Any pictures in the records below should be skipped; write out everything else exactly.

→ **PROVIDED DATA**
[start]

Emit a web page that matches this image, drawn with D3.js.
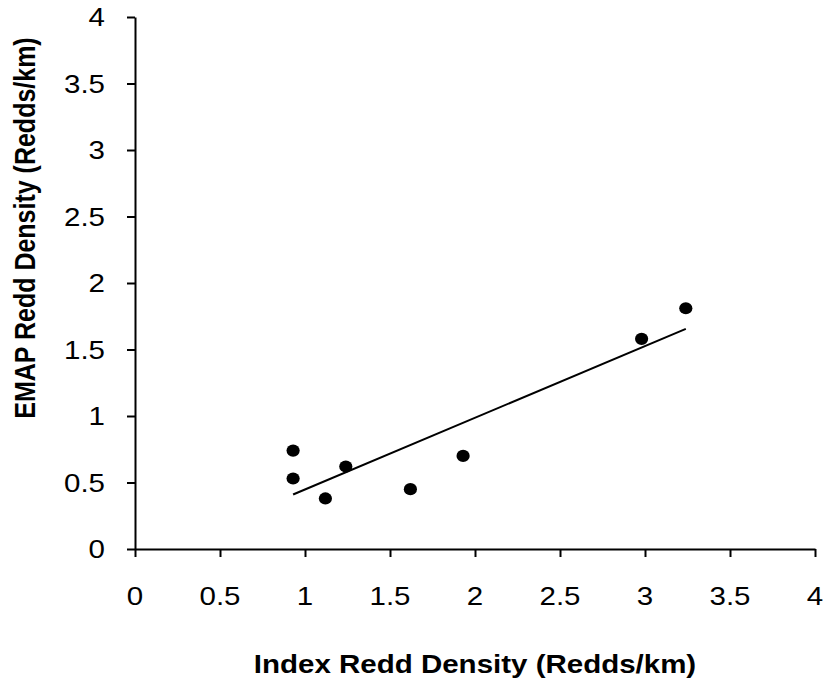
<!DOCTYPE html>
<html>
<head>
<meta charset="utf-8">
<script src="https://cdn.jsdelivr.net/npm/d3@7"></script>
<style>
  html, body { margin: 0; padding: 0; background: #fff; }
  svg { display: block; }
  text { font-family: "Liberation Sans", Arial, sans-serif; fill: #000; }
</style>
</head>
<body>
<svg id="chart" width="828" height="684"></svg>
<script>
// Index vs EMAP redd density observations (redds/km)
const indexDensity = [0.93, 0.93, 1.12, 1.24, 1.62, 1.93, 2.98, 3.24];
const emapDensity  = [0.74, 0.53, 0.38, 0.62, 0.45, 0.70, 1.58, 1.81];
const xTicks = [0, 0.5, 1, 1.5, 2, 2.5, 3, 3.5, 4];
const yTicks = [0, 0.5, 1, 1.5, 2, 2.5, 3, 3.5, 4];
const xTitle = "Index Redd Density (Redds/km)";
const yTitle = "EMAP Redd Density (Redds/km)";

const svg = d3.select("#chart");
const W = 828, H = 684;
const margin = { left: 135, right: 13, top: 17, bottom: 135 };
const wide = 1.18;        // glyphs are drawn slightly wide
const fontSize = 25;

const x = d3.scaleLinear().domain([0, 4]).range([margin.left, W - margin.right]);
const y = d3.scaleLinear().domain([0, 4]).range([H - margin.bottom, margin.top]);

// axis lines and ticks
const xAxis = svg.append("g")
  .attr("transform", `translate(0,${y(0)})`)
  .call(d3.axisBottom(x).tickValues(xTicks).tickSize(8)
    .tickFormat("").tickSizeOuter(0));
const yAxis = svg.append("g")
  .attr("transform", `translate(${x(0)},0)`)
  .call(d3.axisLeft(y).tickValues(yTicks).tickSize(8)
    .tickFormat("").tickSizeOuter(0));
[xAxis, yAxis].forEach(g => {
  g.selectAll(".domain").attr("stroke", "#000").attr("stroke-width", 2);
  g.selectAll(".tick line").attr("stroke", "#000").attr("stroke-width", 2);
  g.selectAll(".tick text").remove();
});

// tick labels
const fmt = d3.format("");
svg.append("g").selectAll("text")
  .data(xTicks).join("text")
  .attr("transform", d => `translate(${x(d)},605) scale(${wide},1)`)
  .attr("text-anchor", "middle")
  .style("font-size", fontSize + "px")
  .text(fmt);
svg.append("g").selectAll("text")
  .data(yTicks).join("text")
  .attr("transform", d => `translate(${x(0) - 30},${y(d)}) scale(${wide},1)`)
  .attr("text-anchor", "end")
  .attr("dy", "0.36em")
  .style("font-size", fontSize + "px")
  .text(fmt);

// least-squares trend line over the observed range
const n = indexDensity.length;
const mx = d3.mean(indexDensity), my = d3.mean(emapDensity);
let sxy = 0, sxx = 0;
for (let i = 0; i < n; i++) {
  sxy += (indexDensity[i] - mx) * (emapDensity[i] - my);
  sxx += (indexDensity[i] - mx) ** 2;
}
const slope = sxy / sxx, intercept = my - slope * mx;
const [x0, x1] = d3.extent(indexDensity);
svg.append("line")
  .attr("x1", x(x0)).attr("y1", y(intercept + slope * x0))
  .attr("x2", x(x1)).attr("y2", y(intercept + slope * x1))
  .attr("stroke", "#000").attr("stroke-width", 2);

// observations
svg.append("g").selectAll("ellipse")
  .data(indexDensity.map((v, i) => [v, emapDensity[i]]))
  .join("ellipse")
  .attr("cx", d => x(d[0])).attr("cy", d => y(d[1]))
  .attr("rx", 6.6).attr("ry", 6.1).attr("fill", "#000");

// axis titles
svg.append("text")
  .attr("transform", `translate(${(x(0) + x(4)) / 2},673) scale(${wide},1)`)
  .attr("text-anchor", "middle")
  .style("font-size", fontSize + "px").style("font-weight", "bold")
  .text(xTitle);
svg.append("text")
  .attr("transform", `translate(35,228) rotate(-90) scale(1,${wide})`)
  .attr("text-anchor", "middle")
  .style("font-size", fontSize + "px").style("font-weight", "bold")
  .text(yTitle);
</script>
</body>
</html>
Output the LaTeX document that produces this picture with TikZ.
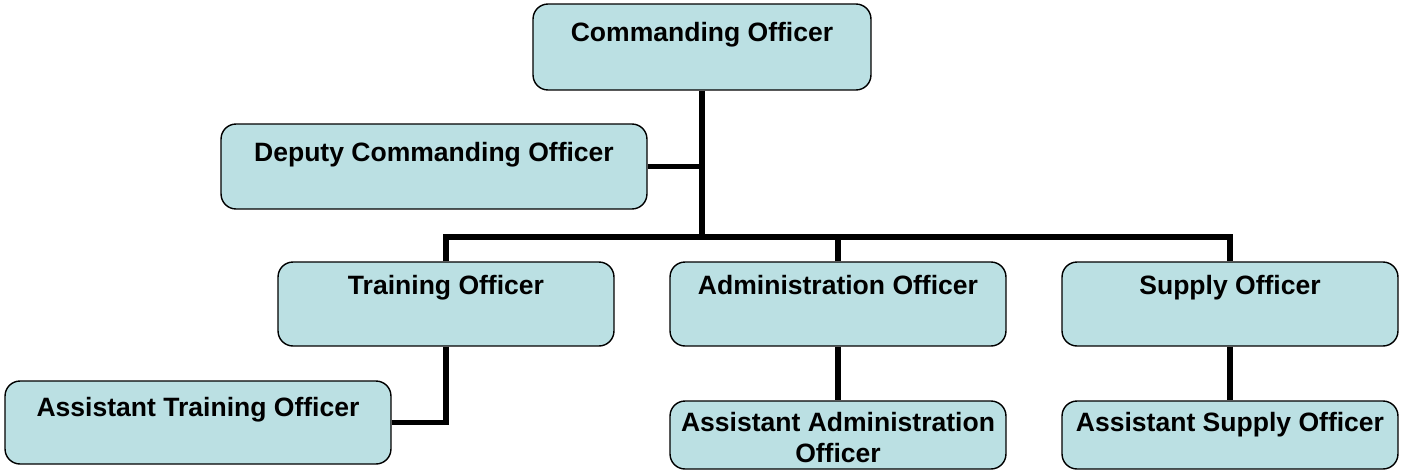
\documentclass[tikz,border=0pt]{standalone}
\usepackage{fontspec}
\setmainfont{Liberation Sans}
\definecolor{postblue}{RGB}{187,224,227}
\tikzset{
  post/.style={draw, fill=postblue, rounded corners=0.3cm, line width=0.8pt, inner sep=0pt},
  title/.style={font=\bfseries\fontsize{15.1}{17.6}\selectfont, align=center, inner sep=0pt, anchor=base},
  link/.style={line width=3.4pt, line join=miter}
}
\begin{document}
\begin{tikzpicture}[x=0.02cm, y=-0.02cm]
\useasboundingbox (0,0) rectangle (1404,471);

% boxes
\node[post, minimum width=6.76cm, minimum height=1.72cm] (co) at (702,47) {};
\node[post, minimum width=8.52cm, minimum height=1.70cm] (dco) at (434,166.5) {};
\foreach \n/\x in {to/446, ao/838, so/1230}{
  \node[post, minimum width=6.72cm, minimum height=1.68cm] (\n) at (\x,304) {};
}
\node[post, minimum width=7.72cm, minimum height=1.66cm] (ato) at (198,422.5) {};
\node[post, minimum width=6.72cm, minimum height=1.36cm] (aao) at (838,435) {};
\node[post, minimum width=6.72cm, minimum height=1.36cm] (aso) at (1230,435) {};

% texts (base = last line)
\node[title] (co-t) at ([yshift=-0.76cm]co.north) {Commanding Officer};
\node[title] (dco-t) at ([yshift=-0.76cm]dco.north) {Deputy Commanding Officer};
\node[title] (to-t) at ([yshift=-0.66cm]to.north) {Training Officer};
\node[title] (ao-t) at ([yshift=-0.66cm]ao.north) {Administration Officer};
\node[title] (so-t) at ([yshift=-0.66cm]so.north) {Supply Officer};
\node[title] (ato-t) at ([yshift=-0.72cm]ato.north) {Assistant Training Officer};
\node[title] (aao-t) at ([yshift=-1.24cm]aao.north) {Assistant Administration\\Officer};
\node[title] (aso-t) at ([yshift=-0.62cm]aso.north) {Assistant Supply Officer};

% lines
\coordinate (hub) at (702,237);
\draw[link] (co.south) -- (hub);
\draw[link] (dco.east) -- (dco.east -| co.south);
\draw[link] (to.north) |- (hub) -| (so.north);
\draw[link] (ao.north) -- (ao.north |- hub);
\draw[link] (to.south) |- (ato.east);
\draw[link] (ao.south) -- (aao.north);
\draw[link] (so.south) -- (aso.north);
\end{tikzpicture}
\end{document}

[end]

→ **RESPONSE TO THIS TASK**
Emit a web page that matches this image, drawn with D3.js.
<!DOCTYPE html>
<html>
<head>
<meta charset="utf-8">
<script src="https://cdn.jsdelivr.net/npm/d3@7"></script>
<style>
  html, body { margin: 0; padding: 0; background: #fff; }
  svg { display: block; }
  text { font-family: "Liberation Sans", Arial, sans-serif; fill: #000; }
</style>
</head>
<body>
<svg id="chart" width="828" height="684"></svg>
<script>
// Index vs EMAP redd density observations (redds/km)
const indexDensity = [0.93, 0.93, 1.12, 1.24, 1.62, 1.93, 2.98, 3.24];
const emapDensity  = [0.74, 0.53, 0.38, 0.62, 0.45, 0.70, 1.58, 1.81];
const xTicks = [0, 0.5, 1, 1.5, 2, 2.5, 3, 3.5, 4];
const yTicks = [0, 0.5, 1, 1.5, 2, 2.5, 3, 3.5, 4];
const xTitle = "Index Redd Density (Redds/km)";
const yTitle = "EMAP Redd Density (Redds/km)";

const svg = d3.select("#chart");
const W = 828, H = 684;
const margin = { left: 135, right: 13, top: 17, bottom: 135 };
const wide = 1.18;        // glyphs are drawn slightly wide
const fontSize = 25;

const x = d3.scaleLinear().domain([0, 4]).range([margin.left, W - margin.right]);
const y = d3.scaleLinear().domain([0, 4]).range([H - margin.bottom, margin.top]);

// axis lines and ticks
const xAxis = svg.append("g")
  .attr("transform", `translate(0,${y(0)})`)
  .call(d3.axisBottom(x).tickValues(xTicks).tickSize(8)
    .tickFormat("").tickSizeOuter(0));
const yAxis = svg.append("g")
  .attr("transform", `translate(${x(0)},0)`)
  .call(d3.axisLeft(y).tickValues(yTicks).tickSize(8)
    .tickFormat("").tickSizeOuter(0));
[xAxis, yAxis].forEach(g => {
  g.selectAll(".domain").attr("stroke", "#000").attr("stroke-width", 2);
  g.selectAll(".tick line").attr("stroke", "#000").attr("stroke-width", 2);
  g.selectAll(".tick text").remove();
});

// tick labels
const fmt = d3.format("");
svg.append("g").selectAll("text")
  .data(xTicks).join("text")
  .attr("transform", d => `translate(${x(d)},605) scale(${wide},1)`)
  .attr("text-anchor", "middle")
  .style("font-size", fontSize + "px")
  .text(fmt);
svg.append("g").selectAll("text")
  .data(yTicks).join("text")
  .attr("transform", d => `translate(${x(0) - 30},${y(d)}) scale(${wide},1)`)
  .attr("text-anchor", "end")
  .attr("dy", "0.36em")
  .style("font-size", fontSize + "px")
  .text(fmt);

// least-squares trend line over the observed range
const n = indexDensity.length;
const mx = d3.mean(indexDensity), my = d3.mean(emapDensity);
let sxy = 0, sxx = 0;
for (let i = 0; i < n; i++) {
  sxy += (indexDensity[i] - mx) * (emapDensity[i] - my);
  sxx += (indexDensity[i] - mx) ** 2;
}
const slope = sxy / sxx, intercept = my - slope * mx;
const [x0, x1] = d3.extent(indexDensity);
svg.append("line")
  .attr("x1", x(x0)).attr("y1", y(intercept + slope * x0))
  .attr("x2", x(x1)).attr("y2", y(intercept + slope * x1))
  .attr("stroke", "#000").attr("stroke-width", 2);

// observations
svg.append("g").selectAll("ellipse")
  .data(indexDensity.map((v, i) => [v, emapDensity[i]]))
  .join("ellipse")
  .attr("cx", d => x(d[0])).attr("cy", d => y(d[1]))
  .attr("rx", 6.6).attr("ry", 6.1).attr("fill", "#000");

// axis titles
svg.append("text")
  .attr("transform", `translate(${(x(0) + x(4)) / 2},673) scale(${wide},1)`)
  .attr("text-anchor", "middle")
  .style("font-size", fontSize + "px").style("font-weight", "bold")
  .text(xTitle);
svg.append("text")
  .attr("transform", `translate(35,228) rotate(-90) scale(1,${wide})`)
  .attr("text-anchor", "middle")
  .style("font-size", fontSize + "px").style("font-weight", "bold")
  .text(yTitle);
</script>
</body>
</html>
Output the LaTeX document that produces this picture with TikZ.
\documentclass[tikz,border=0pt]{standalone}
\usepackage{fontspec}
\setmainfont{Liberation Sans}
\definecolor{postblue}{RGB}{187,224,227}
\tikzset{
  post/.style={draw, fill=postblue, rounded corners=0.3cm, line width=0.8pt, inner sep=0pt},
  title/.style={font=\bfseries\fontsize{15.1}{17.6}\selectfont, align=center, inner sep=0pt, anchor=base},
  link/.style={line width=3.4pt, line join=miter}
}
\begin{document}
\begin{tikzpicture}[x=0.02cm, y=-0.02cm]
\useasboundingbox (0,0) rectangle (1404,471);

% boxes
\node[post, minimum width=6.76cm, minimum height=1.72cm] (co) at (702,47) {};
\node[post, minimum width=8.52cm, minimum height=1.70cm] (dco) at (434,166.5) {};
\foreach \n/\x in {to/446, ao/838, so/1230}{
  \node[post, minimum width=6.72cm, minimum height=1.68cm] (\n) at (\x,304) {};
}
\node[post, minimum width=7.72cm, minimum height=1.66cm] (ato) at (198,422.5) {};
\node[post, minimum width=6.72cm, minimum height=1.36cm] (aao) at (838,435) {};
\node[post, minimum width=6.72cm, minimum height=1.36cm] (aso) at (1230,435) {};

% texts (base = last line)
\node[title] (co-t) at ([yshift=-0.76cm]co.north) {Commanding Officer};
\node[title] (dco-t) at ([yshift=-0.76cm]dco.north) {Deputy Commanding Officer};
\node[title] (to-t) at ([yshift=-0.66cm]to.north) {Training Officer};
\node[title] (ao-t) at ([yshift=-0.66cm]ao.north) {Administration Officer};
\node[title] (so-t) at ([yshift=-0.66cm]so.north) {Supply Officer};
\node[title] (ato-t) at ([yshift=-0.72cm]ato.north) {Assistant Training Officer};
\node[title] (aao-t) at ([yshift=-1.24cm]aao.north) {Assistant Administration\\Officer};
\node[title] (aso-t) at ([yshift=-0.62cm]aso.north) {Assistant Supply Officer};

% lines
\coordinate (hub) at (702,237);
\draw[link] (co.south) -- (hub);
\draw[link] (dco.east) -- (dco.east -| co.south);
\draw[link] (to.north) |- (hub) -| (so.north);
\draw[link] (ao.north) -- (ao.north |- hub);
\draw[link] (to.south) |- (ato.east);
\draw[link] (ao.south) -- (aao.north);
\draw[link] (so.south) -- (aso.north);
\end{tikzpicture}
\end{document}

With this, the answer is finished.